International Journal of Language & Linguistics

ISSN 2374-8850 (Print), 2374-8869 (Online) DOI: 10.30845/ijll

Effects of Communicative Instruction versus Explicit Instruction on Taiwanese EFL Junior High Students’ Word Recognition of Connected Speech
Feng-lan Kuo, Yihsiang Kuo, Ju-ting Lee

This study compared effects of communicative versus explicit instruction of connected speech against none connected speech instruction on word recognition of connected speech among three classes of Taiwanese EFL eighth graders. Two intact classes were randomly assigned to receive either communicative or explicit instruction of connected speech, whereas a third (control) class received its regular instruction without connected speech. The instructional period lasted six weeks with 25 minutes of connected-speech instruction a day, two days a week. A self-developed cloze test serving as a pre- and post-test evaluated spoken word recognition abilities.
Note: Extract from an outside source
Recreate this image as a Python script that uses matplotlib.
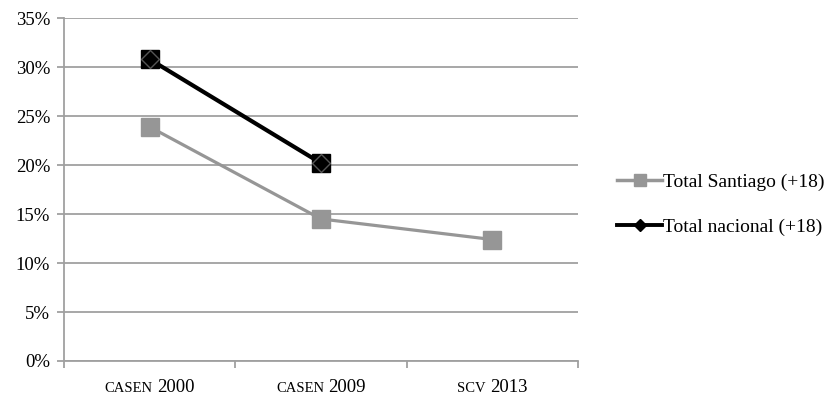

ANCOVA results showed that: (a) Explicit Group obtained significantly higher adjusted mean than Control Group and no significant difference existed between two experimental groups or Communicative Group and Control Group; (b) Explicit Group and Communicative Group consistently had significantly higher adjusted means than Control Group in both contraction and elision patterns, but non-significant differences arose between experimental groups; (c) there were non-significant differences among three groups in C-C linking, C-V linking, and palatalization. Educational implications and several suggestions for future research are provided based on results of this study.